**PROVIDED INFORMATION:**
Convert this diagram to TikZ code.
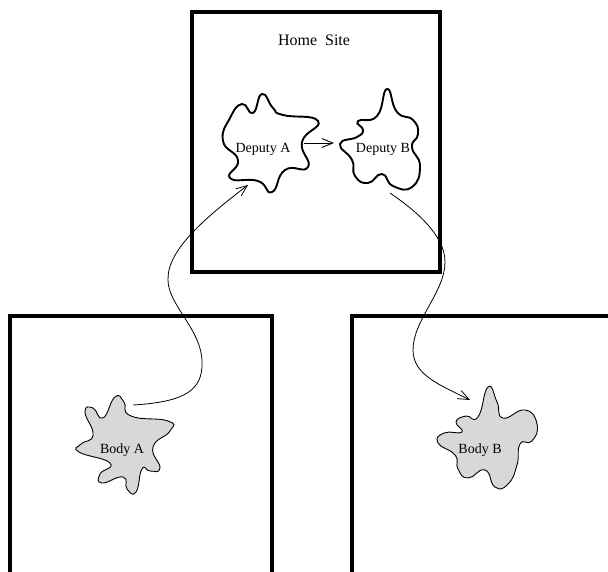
\documentclass[tikz,border=0pt]{standalone}
\usepackage{fontspec}
\setmainfont{Liberation Serif}
\usepackage{tikz}
\usetikzlibrary{arrows.meta}
\definecolor{bodygray}{RGB}{216,216,216}

\begin{document}
\begin{tikzpicture}[
    x=1pt, y=-1pt,
    site/.style={line width=3.3pt, draw=black},
    deputy/.style={line width=1.9pt, draw=black, fill=white},
    body/.style={line width=0.9pt, draw=black, fill=bodygray},
    tag/.style={inner sep=0pt, font=\fontsize{14}{16}\selectfont},
    migrate/.style={-{Straight Barb[length=11pt,width=9pt]}, line width=0.8pt},
    link/.style={-{Straight Barb[length=11pt,width=9pt]}, line width=0.9pt}
  ]
    \useasboundingbox (0,0) rectangle (608,571);
    % sites
    \draw[site] (192,12) rectangle (440,272);
    \draw[site] (10,580) -- (10,316) -- (272,316) -- (272,580);
    \draw[site] (352,580) -- (352,316) -- (620,316);
    \node[tag, font=\fontsize{16}{18}\selectfont] (home) at (314,40) {Home~ Site};
    % deputies
    \draw[deputy] plot[smooth cycle, tension=0.9] coordinates {
      (223,141) (230,118) (242,104) (253,113) (262,94) (273,108) (283,115)
      (318,121) (302,142) (308,167) (285,170) (272,192) (258,181) (230,178)
      (238,160)};
    \draw[deputy] plot[smooth cycle, tension=0.9] coordinates {
      (387,89) (397,112) (413,120) (418,134) (412,147) (420,166) (412,187)
      (393,186) (382,174) (368,183) (355,176) (352,160) (340,144) (357,137)
      (363,130) (358,121) (377,116)};
    \node[tag] (depA) at (263,149) {Deputy A};
    \node[tag] (depB) at (383,149) {Deputy B};
    % bodies
    \draw[body] plot[smooth cycle, tension=0.9] coordinates {
      (115,397) (124,402) (131,416) (168,421) (170,431) (153,447) (160,468)
      (150,471) (142,469) (136,492) (127,489) (123,477) (102,483) (100,474)
      (110,463) (79,452) (81,444) (93,435) (85,412) (93,408) (103,418)};
    \draw[body] plot[smooth cycle, tension=0.9] coordinates {
      (488,387) (497,402) (503,418) (525,410) (537,424) (532,441) (520,444)
      (517,465) (508,484) (495,487) (485,470) (468,478) (458,469) (455,455)
      (438,443) (444,433) (462,432) (456,422) (466,416) (478,417)};
    \node[tag] (bodyA) at (122,450) {Body A};
    \node[tag] (bodyB) at (480,450) {Body B};
    % connector ends
    \coordinate (depA-e) at (304,143);
    \coordinate (depB-w) at (334,143);
    \coordinate (depA-s) at (248,185);
    \coordinate (depB-s) at (390,193);
    \coordinate (bodyA-n) at (133,405);
    \coordinate (bodyB-n) at (470,400);
    % connectors
    \draw[link] (depA-e) -- (depB-w);
    \draw[migrate] (bodyA-n) .. controls (185,402) and (203,390) .. (202,362)
      .. controls (202,330) and (168,305) .. (168,280)
      .. controls (167,250) and (205,218) .. (depA-s);
    \draw[migrate] (depB-s) .. controls (415,210) and (445,235) .. (445,262)
      .. controls (445,292) and (413,320) .. (413,350)
      .. controls (413,375) and (440,385) .. (bodyB-n);
  \end{tikzpicture}
\end{document}
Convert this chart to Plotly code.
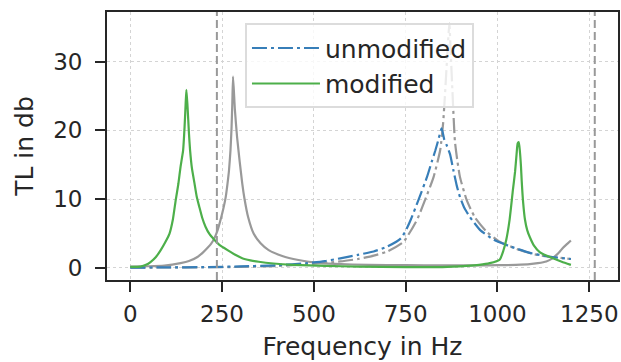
import plotly.graph_objects as go

# ---------------- data ----------------
mod_f = [0, 28, 43, 56, 70, 83, 95, 107, 116, 124, 131, 137, 144, 148, 151, 153, 156, 160, 163,
         168, 175, 181, 188, 196, 205, 216, 229, 242, 256, 274, 290, 305, 327, 350, 390, 441, 532,
         620, 750, 850, 916, 950, 979, 1006, 1016, 1024, 1033, 1042, 1048, 1052, 1055, 1058, 1061,
         1064, 1066, 1070, 1075, 1081, 1088, 1100, 1115, 1133, 1151, 1175, 1200]
mod_tl = [0.15, 0.2, 0.45, 0.9, 1.6, 2.6, 3.7, 5.0, 7.0, 9.9, 12.2, 14.7, 17.1, 20.5, 24.0, 25.9,
          23.5, 19.5, 17.1, 14.5, 12.3, 10.4, 8.9, 7.3, 6.0, 4.9, 4.1, 3.4, 2.9, 2.3, 1.8, 1.4, 1.1,
          0.9, 0.65, 0.45, 0.3, 0.2, 0.13, 0.12, 0.3, 0.45, 0.7, 1.2, 2.5, 4.1, 7.0, 11.3, 14.0,
          16.5, 18.1, 18.3, 17.0, 14.8, 12.7, 9.5, 7.0, 5.5, 4.5, 3.2, 2.3, 1.8, 1.4, 0.9, 0.45]

mod_ref_f = [0, 50, 93, 137, 160, 183, 197, 210, 220, 229, 238, 246, 253, 260, 265, 269, 273, 276,
             278, 280, 285, 291, 298, 305, 311, 321, 336, 355, 377, 414, 458, 504, 558, 650, 750,
             850, 950, 1000, 1050, 1088, 1110, 1133, 1150, 1161, 1170, 1178, 1190, 1200]
mod_ref_tl = [0.2, 0.25, 0.35, 0.7, 1.0, 1.6, 2.2, 2.9, 3.5, 4.3, 5.5, 7.0, 8.5, 10.3, 12.3, 14.2,
              17.1, 20.5, 24.0, 27.8, 23.0, 19.0, 15.5, 12.3, 10.1, 7.4, 5.0, 3.6, 2.6, 1.74,
              1.16, 0.77, 0.58, 0.45, 0.4, 0.38, 0.38, 0.4, 0.45, 0.55, 0.7, 0.95, 1.4, 1.9, 2.4,
              2.9, 3.5, 4.0]

unmod_f = [0, 100, 200, 300, 400, 482, 530, 572, 620, 663, 700, 737, 750, 763, 785, 808, 822, 831,
           840, 848, 855, 862, 871, 880, 889, 898, 910, 925, 953, 990, 1036, 1088, 1133, 1200]
unmod_tl = [0.05, 0.08, 0.12, 0.22, 0.4, 0.7, 1.0, 1.4, 1.9, 2.4, 3.1, 4.3, 5.4, 6.9, 9.9, 13.2,
            15.6, 17.1, 18.8, 20.3, 18.7, 17.8, 16.5, 14.2, 12.0, 10.3, 8.7, 7.4, 5.5, 4.1, 3.1,
            2.2, 1.7, 1.3]

unmod_ref_f = [0, 100, 200, 300, 400, 482, 572, 620, 663, 700, 744, 781, 803, 826, 844, 852, 858,
               864, 869, 873, 878, 884, 891, 898, 916, 938, 970, 1006, 1061, 1100, 1133, 1200]
unmod_ref_tl = [0.05, 0.07, 0.1, 0.15, 0.28, 0.55, 0.95, 1.3, 1.8, 2.4, 3.8, 7.0, 9.9, 13.2, 17.1,
                21.0, 26.0, 31.5, 35.5, 31.0, 25.0, 18.5, 15.5, 13.2, 9.9, 7.4, 5.3, 3.8, 2.6,
                2.0, 1.7, 1.3]

limit_f = [236, 1265]

x_ticks = [0, 250, 500, 750, 1000, 1250]
y_ticks = [0, 10, 20, 30]

# ---------------- styles ----------------
BLUE = "#377eb8"
GREEN = "#4daf4a"
GRAY = "#999999"
INK = "#262626"
DASHDOT = "15px,4px,3px,4px"
FONT = "DejaVu Sans"
SMOOTH = 0.5

fig = go.Figure()

fig.add_trace(go.Scatter(x=unmod_ref_f, y=unmod_ref_tl, mode="lines", showlegend=False,
                         line=dict(color=GRAY, width=2.2, dash=DASHDOT, shape="spline",
                                   smoothing=SMOOTH)))
fig.add_trace(go.Scatter(x=mod_ref_f, y=mod_ref_tl, mode="lines", showlegend=False,
                         line=dict(color=GRAY, width=2.2, shape="spline", smoothing=SMOOTH)))
fig.add_trace(go.Scatter(x=unmod_f, y=unmod_tl, mode="lines", name="unmodified",
                         line=dict(color=BLUE, width=2.2, dash=DASHDOT, shape="spline",
                                   smoothing=SMOOTH)))
fig.add_trace(go.Scatter(x=mod_f, y=mod_tl, mode="lines", name="modified",
                         line=dict(color=GREEN, width=2.2, shape="spline", smoothing=SMOOTH)))

for f in limit_f:
    fig.add_vline(x=f, line=dict(color=GRAY, width=2, dash="8px,4px"))

axis_common = dict(
    showline=True, linecolor=INK, linewidth=1.8, mirror=True,
    ticks="outside", ticklen=10, tickwidth=2, tickcolor=INK,
    showgrid=True, gridcolor="#d4d4d4", gridwidth=1, griddash="dot",
    zeroline=False, automargin=False,
    tickfont=dict(family=FONT, size=23, color=INK),
)

fig.update_layout(
    width=621, height=362,
    margin=dict(l=107, r=3, t=12, b=82),
    paper_bgcolor="white", plot_bgcolor="white",
    font=dict(family=FONT, color=INK),
    xaxis=dict(range=[-63.25, 1328.25], tickvals=x_ticks, ticklabelstandoff=2,
               title=dict(text="Frequency in Hz", font=dict(family=FONT, size=25, color=INK),
                          standoff=12),
               **axis_common),
    yaxis=dict(range=[-1.75, 37.2], tickvals=y_ticks, ticklabelstandoff=8,
               title=dict(text="TL in db", font=dict(family=FONT, size=25, color=INK),
                          standoff=12),
               **axis_common),
    legend=dict(x=0.27, y=0.958, xanchor="left", yanchor="top", itemwidth=68,
                bgcolor="rgba(255,255,255,0.8)", bordercolor="#dcdcdc", borderwidth=2,
                font=dict(family=FONT, size=25, color=INK)),
)

fig.write_html("out.html", config={"displayModeBar": False},
               post_script="document.body.style.margin='0';document.body.style.overflow='hidden';")
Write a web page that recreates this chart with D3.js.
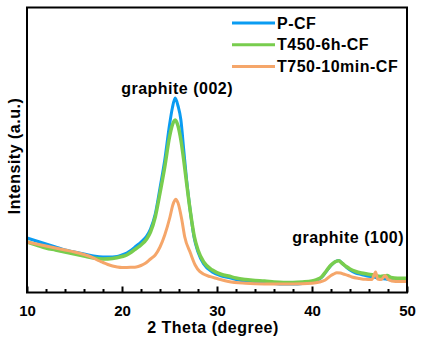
<!DOCTYPE html>
<html>
<head>
<meta charset="utf-8">
<script src="https://cdn.jsdelivr.net/npm/d3@7"></script>
<style>
  html, body { margin: 0; padding: 0; background: #fff; }
  svg { display: block; }
  text { font-family: "Liberation Sans", Arial, sans-serif; font-weight: bold; fill: #000; }
</style>
</head>
<body>
<svg id="chart" width="424" height="340"></svg>
<script>
// XRD patterns: 2 theta (degree) vs intensity (a.u.)
const seriesNames = ["P-CF", "T450-6h-CF", "T750-10min-CF"];
const seriesColors = ["#0a9cf2", "#78cd4e", "#f5a66a"];

const pcfTheta = [10, 10.5, 11, 12, 13, 14, 15, 16, 17, 18, 19, 19.5, 20, 20.5, 21, 21.5, 22, 22.6, 23, 23.5, 24, 24.5, 25, 25.3, 25.6, 25.9, 26.2, 26.5, 26.8, 27.2, 27.6, 28, 28.6, 29.5, 30.5, 31.2, 32, 33, 34, 35, 36, 37, 38, 39, 40, 40.5, 41, 41.5, 42, 42.4, 42.8, 43.2, 43.6, 44, 44.6, 45.2, 45.8, 46.5, 47.2, 47.8, 48.3, 49, 50];
const pcfIntensity = [54.5, 53, 51.5, 48.5, 45.5, 42.5, 40.5, 38.5, 36.5, 35.5, 35.5, 36, 37.5, 39.5, 42.5, 46.5, 50.5, 56.5, 63.5, 78.5, 104.5, 132.5, 167.5, 184.5, 194.5, 186.5, 172.5, 142.5, 112.5, 80.5, 54.5, 40.5, 28.5, 20.5, 16.5, 15, 13, 11.5, 10.5, 10, 9, 8.5, 8.5, 9, 10.5, 12, 15, 21, 27, 30.5, 32, 29, 25.5, 22.5, 19.5, 18, 16.5, 15.5, 14, 13.5, 12.5, 12, 12];

const t450Theta = [10, 11, 12, 13, 14, 15, 16, 17, 18, 19, 20, 20.5, 21, 21.5, 22, 22.6, 23, 23.5, 24, 24.5, 25, 25.3, 25.6, 25.9, 26.2, 26.5, 26.8, 27.2, 27.6, 28, 28.6, 29.5, 30.5, 31.2, 32, 33, 34, 35, 36, 37, 38, 39, 40, 40.5, 41, 41.5, 42, 42.4, 42.8, 43.2, 43.6, 44, 44.6, 45.2, 45.8, 46.5, 47.2, 47.9, 48.3, 49, 50];
const t450Intensity = [50.5, 47.5, 44.5, 42.5, 40.5, 38.5, 36.5, 34.5, 33.5, 34, 36, 37.5, 40.5, 44, 47.5, 53.5, 60.5, 75.5, 99.5, 125.5, 155.5, 167.5, 172.5, 166.5, 152.5, 132.5, 109.5, 80.5, 56.5, 42.5, 30.5, 22.5, 18, 16.5, 14.5, 13, 12, 11.5, 10.5, 10, 10, 10.5, 11.5, 13, 15.5, 21.5, 27.5, 30.5, 31.8, 29, 26, 23.5, 21, 19.5, 18.5, 17.5, 16, 17, 15, 14.2, 14.2];

const t750Theta = [10, 11, 12, 13, 14, 15, 16, 16.5, 17, 17.5, 18, 18.5, 19, 19.5, 20, 20.5, 21, 21.5, 22, 22.5, 23, 23.5, 24, 24.5, 25.05, 25.35, 25.65, 25.9, 26.3, 26.6, 27.2, 27.7, 28.2, 29.3, 30, 31.2, 33, 35, 36.5, 38, 40, 40.8, 41.4, 42, 42.3, 42.6, 43, 43.3, 43.8, 44.2, 45, 45.6, 46.3, 46.7, 46.9, 47.3, 47.7, 48, 48.8, 50];
const t750Intensity = [50.5, 48.5, 46.5, 44.5, 42.5, 40.5, 38, 36.5, 34.5, 32, 30, 28, 26.5, 25.5, 25, 25, 25.2, 25.5, 27, 29.5, 33.5, 37.5, 45.5, 57.5, 75.5, 87.5, 93.2, 89.5, 72.5, 55.8, 39.5, 27.5, 20.8, 15.8, 14, 11, 9.2, 8.5, 8.5, 8.5, 9.2, 10.5, 12.5, 17, 18.5, 19.8, 19.5, 18.5, 17, 15.5, 14, 13.2, 13, 20.5, 13.5, 13, 17, 13, 11, 11];

const xTicks = [10, 20, 30, 40, 50];
const xMinorTicks = [12, 14, 16, 18, 22, 24, 26, 28, 32, 34, 36, 38, 42, 44, 46, 48];

const peakLabels = ["graphite (002)", "graphite (100)"];
const peakLabelAt = [[25.8, 198.5], [43.8, 50]];

const series = [
  { name: seriesNames[0], color: seriesColors[0], width: 3, theta: pcfTheta, y: pcfIntensity },
  { name: seriesNames[1], color: seriesColors[1], width: 3.5, theta: t450Theta, y: t450Intensity },
  { name: seriesNames[2], color: seriesColors[2], width: 3, theta: t750Theta, y: t750Intensity }
];

const svg = d3.select("#chart");
const plot = { left: 27, right: 407, top: 7.5, bottom: 292.5 };

const x = d3.scaleLinear().domain([10, 50]).range([plot.left, plot.right]);
const y = d3.scaleLinear().domain([0, 285]).range([plot.bottom, plot.top]);

const line = d3.line()
  .x(d => x(d[0]))
  .y(d => y(d[1]))
  .curve(d3.curveMonotoneX);

svg.append("clipPath").attr("id", "plotClip")
  .append("rect")
  .attr("x", plot.left).attr("y", plot.top)
  .attr("width", plot.right - plot.left).attr("height", plot.bottom - plot.top);

const lines = svg.append("g").attr("clip-path", "url(#plotClip)");
series.forEach(s => {
  lines.append("path")
    .datum(d3.zip(s.theta, s.y))
    .attr("fill", "none")
    .attr("stroke", s.color)
    .attr("stroke-width", s.width)
    .attr("stroke-linejoin", "round")
    .attr("d", line);
});

// frame
svg.append("rect")
  .attr("x", plot.left).attr("y", plot.top)
  .attr("width", plot.right - plot.left).attr("height", plot.bottom - plot.top)
  .attr("fill", "none").attr("stroke", "#000").attr("stroke-width", 2);

// bottom axis: inward ticks, major and minor
const xAxis = d3.axisBottom(x).tickValues(xTicks).tickSize(-6).tickPadding(13).tickFormat(d3.format("d"));
const gx = svg.append("g").attr("transform", `translate(0,${plot.bottom})`).call(xAxis);
gx.select(".domain").remove();
gx.selectAll(".tick line").attr("stroke", "#000").attr("stroke-width", 2);
gx.selectAll(".tick text").attr("font-size", 15).attr("font-family", "Liberation Sans, Arial, sans-serif").attr("font-weight", "bold");

const xMinor = d3.axisBottom(x).tickValues(xMinorTicks).tickSize(-3.5).tickFormat("");
const gxm = svg.append("g").attr("transform", `translate(0,${plot.bottom})`).call(xMinor);
gxm.select(".domain").remove();
gxm.selectAll(".tick line").attr("stroke", "#000").attr("stroke-width", 2);

// axis titles
svg.append("text")
  .attr("x", 213).attr("y", 333)
  .attr("text-anchor", "middle")
  .attr("font-size", 16).attr("letter-spacing", 0.5)
  .text("2 Theta (degree)");

svg.append("text")
  .attr("transform", "translate(19.5,156) rotate(-90)")
  .attr("text-anchor", "middle")
  .attr("font-size", 16).attr("letter-spacing", 0.5)
  .text("Intensity (a.u.)");

// peak annotations
peakLabels.forEach((t, i) => {
  svg.append("text")
    .attr("x", x(peakLabelAt[i][0]))
    .attr("y", y(peakLabelAt[i][1]))
    .attr("text-anchor", "middle")
    .attr("font-size", 16).attr("letter-spacing", 0.5)
    .text(t);
});

// legend
const legend = svg.append("g").attr("transform", "translate(232,23)");
series.forEach((s, i) => {
  const g = legend.append("g").attr("transform", `translate(0,${i * 21.8})`);
  g.append("line").attr("x1", 0).attr("x2", 43).attr("y1", 0).attr("y2", 0)
    .attr("stroke", s.color).attr("stroke-width", 3);
  g.append("text").attr("x", 45).attr("y", 5.5)
    .attr("font-size", 16).attr("letter-spacing", 0.5)
    .text(s.name);
});
</script>
</body>
</html>
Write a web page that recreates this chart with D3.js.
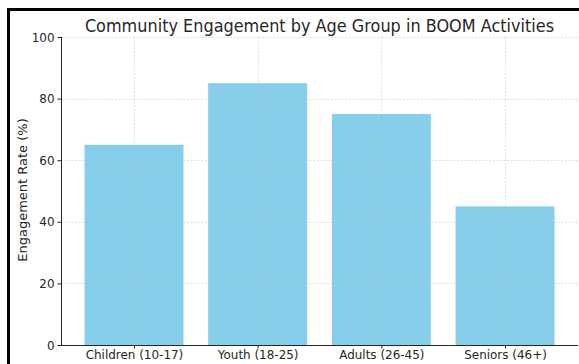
<!DOCTYPE html>
<html><head><meta charset="utf-8">
<script src="https://cdn.jsdelivr.net/npm/d3@7"></script>
<style>body{margin:0;background:#fff;} svg{display:block;font-family:"DejaVu Sans",sans-serif;}</style>
</head><body>
<svg id="c" width="579" height="364"></svg>
<script>
const categories = ["Children (10-17)", "Youth (18-25)", "Adults (26-45)", "Seniors (46+)"];
const engagement = [65, 85, 75, 45];
const yTicks = [0, 20, 40, 60, 80, 100];
const title = "Community Engagement by Age Group in BOOM Activities";
const yLabel = "Engagement Rate (%)";

(function () {
const svg = d3.select("#c");
const mL = 61, mR = 578, mT = 37, mB = 345;
const SQ = 0.92; // slight horizontal squeeze seen in the reference
const TXT = "#262626";

const n = categories.length;
const x = d3.scaleLinear().domain([-0.59, n - 1 + 0.59]).range([mL, mR]);
const y = d3.scaleLinear().domain([0, 100]).range([mB, mT]);
const bw = x(0.8) - x(0);

svg.append("rect").attr("width", 579).attr("height", 364).attr("fill", "#fff");

// bars
svg.append("g").selectAll("rect").data(engagement).join("rect")
  .attr("x", (d, i) => x(i) - bw / 2)
  .attr("y", d => y(d))
  .attr("width", bw)
  .attr("height", d => y(0) - y(d))
  .attr("fill", "#87CEEB");

// grid
const grid = svg.append("g").attr("stroke", "#b0b0b0").attr("stroke-opacity", 0.55)
  .attr("stroke-dasharray", "1.8,1.8").attr("stroke-width", 0.8);
grid.selectAll(".gy").data(yTicks).join("line")
  .attr("x1", mL).attr("x2", mR)
  .attr("y1", d => Math.round(y(d)) + 0.5).attr("y2", d => Math.round(y(d)) + 0.5);
grid.selectAll(".gx").data(categories).join("line")
  .attr("x1", (d, i) => Math.round(x(i)) + 0.5).attr("x2", (d, i) => Math.round(x(i)) + 0.5)
  .attr("y1", mT).attr("y2", mB);

// y axis
const yAxis = d3.axisLeft(y).tickValues(yTicks).tickSize(3.5).tickPadding(6);
const gy = svg.append("g").attr("transform", `translate(${mL},0)`).call(yAxis);
gy.select(".domain").remove();
gy.selectAll("text").attr("font-size", 13).attr("fill", TXT).attr("font-family", "DejaVu Sans")
  .attr("x", -6.5 / SQ).attr("transform", `scale(${SQ},1)`);
gy.selectAll("line").attr("stroke", TXT);
svg.append("line").attr("x1", mL + 0.5).attr("x2", mL + 0.5).attr("y1", mT).attr("y2", mB)
  .attr("stroke", TXT).attr("stroke-width", 1);

// x axis
const xAxis = d3.axisBottom(x).tickValues(d3.range(n)).tickFormat(i => categories[i]).tickSize(3.5).tickPadding(2);
const gx = svg.append("g").attr("transform", `translate(0,${mB})`).call(xAxis);
gx.select(".domain").remove();
gx.selectAll("text").attr("font-size", 13).attr("fill", TXT).attr("font-family", "DejaVu Sans")
  .attr("y", 14).attr("dy", 0).attr("transform", `scale(${SQ},1)`);
gx.selectAll("line").attr("stroke", TXT);
svg.append("line").attr("x1", mL).attr("x2", mR).attr("y1", mB + 0.5).attr("y2", mB + 0.5)
  .attr("stroke", TXT).attr("stroke-width", 1);

// title
const cx = (mL + mR) / 2;
svg.append("text").attr("transform", `translate(${cx},31.5) scale(${SQ},1)`).attr("text-anchor", "middle")
  .attr("font-size", 17.5).attr("fill", TXT).text(title);

// y label
svg.append("text").attr("transform", `translate(26.5,190) scale(${SQ},1) rotate(-90)`).attr("text-anchor", "middle")
  .attr("font-size", 13).attr("fill", TXT).text(yLabel);

// black frame (left and top)
svg.append("rect").attr("x", 7).attr("y", 8).attr("width", 3).attr("height", 356).attr("fill", "#000");
svg.append("rect").attr("x", 7).attr("y", 8).attr("width", 572).attr("height", 3).attr("fill", "#000");
})();
</script>
</body></html>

**SHORT TASK:** Report the number of lines that include the string "code"; return nothing but the count.

**PROBLEM SOLUTION:** 2